Putting it together:
- Place the bolt through the bottom of the middle hole in the Perspex, so that the shaft sticks straight up along with the ferrite.
- Slide a bearing from a scooter wheel down to the bottom of the bolt.
- Place the squirrel cage on top of the bolt, with the shaft going through the hole in the centre.
- At the top of the bolt, although not directly on top of the cage, screw a nut on. (As the squirrel cage turns, this will prevent it from sliding up and down too much.)
- Attach the alligator clips leading to the transformer to the positive and negative terminals.
- The iron should become an electromagnet, with pieces of metal attracted to it – also a faint humming sound may be heard.)
In theory, the opposing electromagnets have now set up a magnetic field, and the copper bars and iron shaft will be attracted to this field as it spins around, thus in turn spinning the cage, creating motion and an effective AC motor.
Variables: In the AC motor, the variables would change how strong the magnetic field was, how fast the cage could spin or both. The controlled variables I kept the same included: the amount of copper I put around each piece of iron, as well as how soft the iron was (I chose ferrite because it has a low carbon content, making it a softer metal and therefore a better electromagnet.) the distance between the magnets and the cage would also affect the pulling power, as well as the weight of the cage to be pulled. The more copper bars I put in affected not only its weight, but also how strongly it was attracted to the magnetic field.
The independent variable, the aspect I changed, was the amount of power I put through the electromagnet.
This affected the dependant variable, the strength of the magnetic field in each electromagnet, and thus how fast the cage (should have) spun.
Results: As more current was put through the AC ‘electromagnet’, the magnetic field did get stronger (which in theory would have made the squirrel cage turn faster.”) However, due to factors explained in the discussion, this outcome did not occur.
Discussion: The AC motor failed due to unforeseen circumstances. The bought copper wire was coated in a layer of (non conductive) enamel, preventing the flow of electricity between the joins of wire to each magnet. The wire at the alligator clips has been grazed, and so electricity conducted here and around the first magnet, but unfortunately this in itself is not enough to create a working induction motor.
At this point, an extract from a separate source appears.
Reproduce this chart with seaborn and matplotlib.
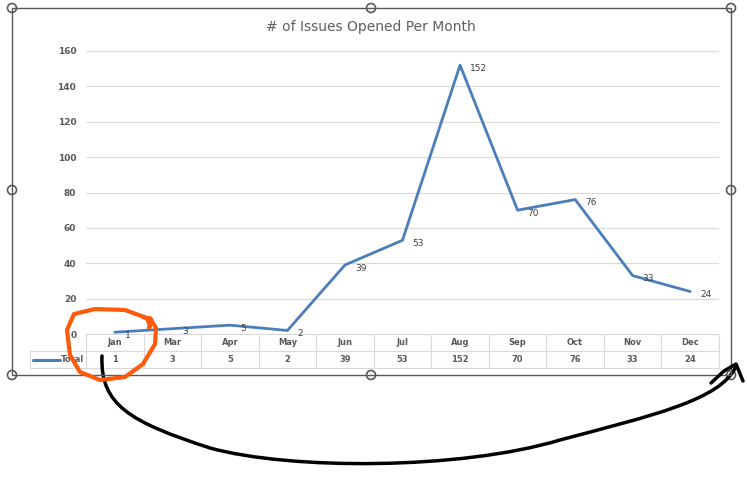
import matplotlib
matplotlib.use("Agg")
import matplotlib.pyplot as plt
import seaborn as sns
import pandas as pd
from matplotlib.patches import Circle
from matplotlib.path import Path
from matplotlib.patches import PathPatch
import matplotlib.transforms as mtransforms

months = ["Jan", "Mar", "Apr", "May", "Jun", "Jul", "Aug", "Sep", "Oct", "Nov", "Dec"]
totals = [1, 3, 5, 2, 39, 53, 152, 70, 76, 33, 24]
y_ticks = [0, 20, 40, 60, 80, 100, 120, 140, 160]
series_name = "Total"
title = "# of Issues Opened Per Month"

sns.set_theme(style="white")
plt.rcParams["font.family"] = ["DejaVu Sans"]

W, H = 747, 497
fig = plt.figure(figsize=(W / 100, H / 100), dpi=100)
fig.patch.set_facecolor("white")

def fx(px):
    return px / W

def fy(py):
    return 1 - py / H

left, right, top, bottom = 86, 719, 51, 334
ax = fig.add_axes([fx(left), fy(bottom), fx(right - left), (bottom - top) / H])

df = pd.DataFrame({"pos": list(range(len(months))), "value": totals})
line_color = "#4a7ebb"
sns.lineplot(data=df, x="pos", y="value", ax=ax, color=line_color, linewidth=2.0)

ax.set_xlim(-0.5, len(months) - 0.5)
ax.set_ylim(0, 160)
ax.set_yticks(y_ticks)
ax.set_yticklabels([str(t) for t in y_ticks], fontsize=6.5, fontweight="bold", color="#595959")
ax.tick_params(axis="y", length=0, pad=7)
ax.set_xticks([])
ax.set_xlabel("")
ax.set_ylabel("")
for s in ax.spines.values():
    s.set_visible(False)
ax.grid(axis="y", color="#d9d9d9", linewidth=0.8)
ax.set_axisbelow(True)
ax.set_facecolor("none")

for i, v in enumerate(totals):
    ax.annotate(str(v), (i, v), xytext=(10, -3), textcoords="offset pixels",
                fontsize=6.5, color="#404040", va="center", ha="left")

# data table
grid_c = "#d9d9d9"
row_h = 17 / (bottom - top)
trans = mtransforms.blended_transform_factory(ax.transData, ax.transAxes)
n = len(months)
for k in range(3):
    ax.plot([-0.5, n - 0.5], [-k * row_h] * 2, transform=trans, color=grid_c, lw=0.8, clip_on=False)
for i in range(n + 1):
    ax.plot([i - 0.5, i - 0.5], [0, -2 * row_h], transform=trans, color=grid_c, lw=0.8, clip_on=False)
for i, (m, v) in enumerate(zip(months, totals)):
    ax.text(i, -0.5 * row_h, m, transform=trans, ha="center", va="center",
            fontsize=6, fontweight="bold", color="#595959")
    ax.text(i, -1.5 * row_h, str(v), transform=trans, ha="center", va="center",
            fontsize=6, fontweight="bold", color="#595959")

# legend cell
lx0 = 30
fig.add_artist(plt.Line2D([fx(lx0), fx(left)], [fy(351), fy(351)], color=grid_c, lw=0.8))
fig.add_artist(plt.Line2D([fx(lx0), fx(left)], [fy(368), fy(368)], color=grid_c, lw=0.8))
fig.add_artist(plt.Line2D([fx(lx0), fx(lx0)], [fy(351), fy(368)], color=grid_c, lw=0.8))
fig.add_artist(plt.Line2D([fx(33), fx(60)], [fy(359.5), fy(359.5)], color=line_color, lw=2.2))
fig.text(fx(61), fy(359.5), series_name, ha="left", va="center", fontsize=6,
         fontweight="bold", color="#595959")

fig.text(fx(371), fy(27), title, ha="center", va="center", fontsize=10, color="#606060")

# overlay for frame & annotations (pixel coords)
ov = fig.add_axes([0, 0, 1, 1], zorder=10)
ov.set_xlim(0, W)
ov.set_ylim(H, 0)
ov.axis("off")
ov.patch.set_alpha(0)
frame_c = "#595959"
ov.plot([12, 731, 731, 12, 12], [8, 8, 375, 375, 8], color=frame_c, lw=1.0)
for (hx, hy) in [(12, 8), (371, 8), (731, 8), (12, 190), (731, 190), (12, 375), (371, 375), (731, 375)]:
    ov.add_patch(Circle((hx, hy), 4.5, facecolor="white", edgecolor=frame_c, lw=1.2))

# orange loop
orange = [(150, 326), (147, 318), (125, 310), (95, 309), (74, 314), (67, 330),
          (70, 355), (80, 372), (100, 380), (125, 377), (143, 364), (155, 344), (156, 328),
          (150, 318)]
ov.plot([p[0] for p in orange], [p[1] for p in orange], color="#ff5a0a", lw=3,
        solid_capstyle="round", solid_joinstyle="round")
ov.plot([143, 151, 149], [317, 320, 328], color="#ff5a0a", lw=3, solid_capstyle="round")

# black arrow curve
verts = [(102, 356),
         (100, 405), (130, 422), (210, 448),
         (290, 470), (460, 470), (560, 440),
         (650, 416), (722, 400), (736, 366)]
codes = [Path.MOVETO] + [Path.CURVE4] * 9
ov.add_patch(PathPatch(Path(verts, codes), facecolor="none", edgecolor="black", lw=2.5,
                       capstyle="round"))
ov.plot([711, 724, 736, 743], [383, 371, 364, 381], color="black", lw=2.5,
        solid_capstyle="round", solid_joinstyle="round")

fig.savefig("out.png", dpi=100, facecolor="white")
Other problems I encountered whilst building this project including getting the Perspex to stand straight whilst the silicon dried, and fitting the rods into the drilled holes.
If I could improve on the AC motor, I would purchase larger, flatter pieces of iron, suitable for electromagnets attract the squirrel cage better and make the motor effective. I would also use a multimedia conductivity tester to make sure the circuit was conducting at each stage of construction, rather than having the end result fail.
Conclusion: The more current or voltage that is put through a motor, the greater the magnetic attraction, and the faster it will spin.